Cystic Fibrosis team with Dr Tarek Saba, second left

Until very recently people with cystic fibrosis (CF) were not expected to live past the age of 20.

CF is a lethal genetic condition that causes thick mucus to build up in the lungs, digestive tract and other parts of the body but a new drug treatment is transforming the lives of 90 per cent of patients.

It is just one of the many transformative drug breakthroughs that have revolutionised care since the NHS was founded in 1948.

Nearly three-quarters of local patients with cystic fibrosis are also benefiting from home-monitoring of their condition thanks to the work of Blackpool Adult Cystic Fibrosis Service.

CF patients were particularly vulnerable to infection during the Covid-19 pandemic and often unable to leave their homes for medical appointments.
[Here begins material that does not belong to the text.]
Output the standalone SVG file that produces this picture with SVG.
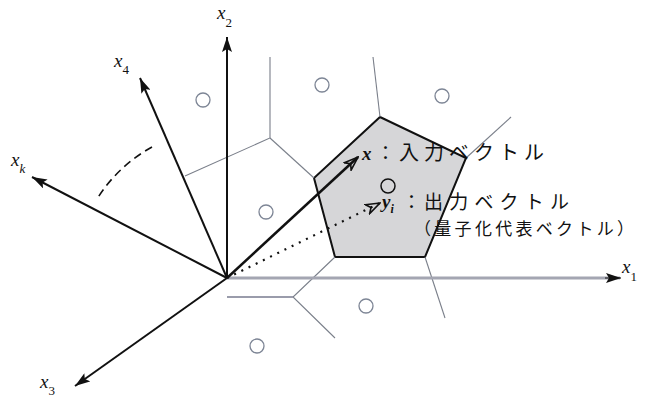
<svg xmlns="http://www.w3.org/2000/svg" width="646" height="401" viewBox="0 0 646 401">
<defs>
<style>
.axis{stroke:#111;stroke-width:2;fill:none}
.vor{stroke:#7a7f8a;stroke-width:1.1;fill:none}
.pt{stroke:#7d8595;stroke-width:1.3;fill:none}
.lbl{font-family:"Liberation Serif",serif;font-style:italic;font-size:19px;fill:#111}
.sub{font-size:13px;font-style:normal}
.subi{font-size:13px;font-style:italic}
.jp{font-family:"Noto Sans CJK JP","Noto Sans",sans-serif;fill:#111}
.vec{font-family:"Liberation Serif",serif;font-style:italic;font-weight:bold;fill:#111}
</style>
<marker id="ah" markerUnits="userSpaceOnUse" viewBox="0 0 15 10" markerWidth="15" markerHeight="10" refX="15" refY="5" orient="auto">
<path d="M0,0 L15,5 L0,10 L3,5 z" fill="#111"/>
</marker>
<marker id="oh" markerUnits="userSpaceOnUse" viewBox="0 0 16 12" markerWidth="16" markerHeight="12" refX="15" refY="6" orient="auto">
<path d="M1,1 L15,6 L1,11 L5,6 z" fill="none" stroke="#111" stroke-width="1.6"/>
</marker>
</defs>
<rect width="646" height="401" fill="#fff"/>

<g id="pentagon">
<polygon points="380,117 466,158 425,257 335,257 314,178" fill="#d6d6d8" stroke="#111" stroke-width="2"/>
</g>

<g id="voronoi">
<polyline class="vor" points="270,57 270,138 185,176"/>
<line class="vor" x1="270" y1="138" x2="314" y2="178"/>
<line class="vor" x1="380" y1="117" x2="373" y2="57"/>
<line class="vor" x1="466" y1="158" x2="511" y2="117"/>
<polyline class="vor" points="335,257 293,297 335,338"/>
<line x1="227" y1="297" x2="293" y2="297" stroke="#9a9cab" stroke-width="2"/>
<line class="vor" x1="425" y1="257" x2="445" y2="318"/>
</g>

<g id="points">
<circle class="pt" cx="203" cy="100" r="7"/>
<circle class="pt" cx="322" cy="85" r="7"/>
<circle class="pt" cx="442" cy="96" r="7"/>
<circle class="pt" cx="266" cy="212" r="7"/>
<circle class="pt" cx="257" cy="346" r="7"/>
<circle class="pt" cx="366" cy="306" r="7"/>
<circle cx="388" cy="186" r="7" fill="none" stroke="#111" stroke-width="1.5"/>
</g>

<g id="connectors">
<line x1="227" y1="278" x2="620" y2="278" stroke="#a4a6b2" stroke-width="3"/>
<line x1="605" y1="278" x2="621" y2="278" stroke="#111" stroke-width="1" marker-end="url(#ah)"/>
<line class="axis" x1="227" y1="278" x2="227" y2="37" marker-end="url(#ah)"/>
<line class="axis" x1="227" y1="278" x2="140" y2="78" marker-end="url(#ah)"/>
<line class="axis" x1="227" y1="278" x2="32" y2="177" marker-end="url(#ah)"/>
<line class="axis" x1="227" y1="278" x2="75" y2="386" marker-end="url(#ah)"/>
<path d="M152,147 A150,150 0 0 0 97,199" fill="none" stroke="#111" stroke-width="1.6" stroke-dasharray="8,5"/>
<line x1="227" y1="278" x2="358" y2="157" stroke="#111" stroke-width="2.5" marker-end="url(#oh)"/>
<line x1="227" y1="278" x2="380" y2="203" stroke="#111" stroke-width="2.2" stroke-dasharray="2,6" marker-end="url(#oh)"/>
</g>

<g id="axis-labels">
<text class="lbl" x="217" y="19">x<tspan class="sub" dy="8">2</tspan></text>
<text class="lbl" x="114" y="67">x<tspan class="sub" dy="7">4</tspan></text>
<text class="lbl" x="11" y="166">x<tspan class="subi" dy="7">k</tspan></text>
<text class="lbl" x="40" y="388">x<tspan class="sub" dy="7">3</tspan></text>
<text class="lbl" x="622" y="273">x<tspan class="sub" dy="8">1</tspan></text>
</g>

<g id="vector-labels">
<text class="vec" x="362" y="160" font-size="19">x</text>
<text class="jp" x="376" y="160" font-size="19">：</text>
<text class="jp" x="399" y="160" font-size="20" textLength="145" lengthAdjust="spacing">入力ベクトル</text>
<text class="vec" x="382" y="208" font-size="19">y<tspan font-size="12" dy="5">i</tspan></text>
<text class="jp" x="402" y="209" font-size="19">：</text>
<text class="jp" x="424" y="209" font-size="19" textLength="145" lengthAdjust="spacing">出力ベクトル</text>
<text class="jp" x="414" y="235" font-size="17" textLength="220" lengthAdjust="spacing">（量子化代表ベクトル）</text>
</g>
</svg>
“We had to run video and telephone clinics instead of seeing people face-to-face,” said Service Director Dr Tarek Saba, who leads the team. “These were very popular with patients – in fact, we had higher clinic attendances online that we had in-person before the pandemic.

“But the problem was we couldn’t make the usual face-to-face observations which give us essential data about how patients’ condition is progressing.”

As Covid restrictions were lifted, Dr Saba’s team were supported by the Trust’s Clinical Quality Academy to work out how they could keep the convenience of remote care but restore the observations.

They did this by successfully applying for NHS community funding to pay for a range of clinical technology, such as diabetic sensors and blood monitors, which allow patients to monitor themselves at home and send the data to the CF team.

“We have nearly 75% of patients now doing their own monitoring,” said Dr Saba.

Jamie has been a patient at Blackpool for many years. Pre-pandemic he regularly had to make a nearly 100-mile, inconvenient round trip from home to hospital for his check-ups. He says the pandemic changed all that and the new remote-monitoring service has allowed him to move away to Cambridge “but still keep the team at Blackpool caring for me and who know me so well”.

Dr Saba added: “Patients like being in control and having a sense of ownership over their condition. It will be interesting to see over the longer term if this approach also improves patients’ overall management of their condition.

“Covid was a terrible time for so many people but at least on this occasion some good has come of it – and with the new drug treatment patients can look forward to a much more normal life.”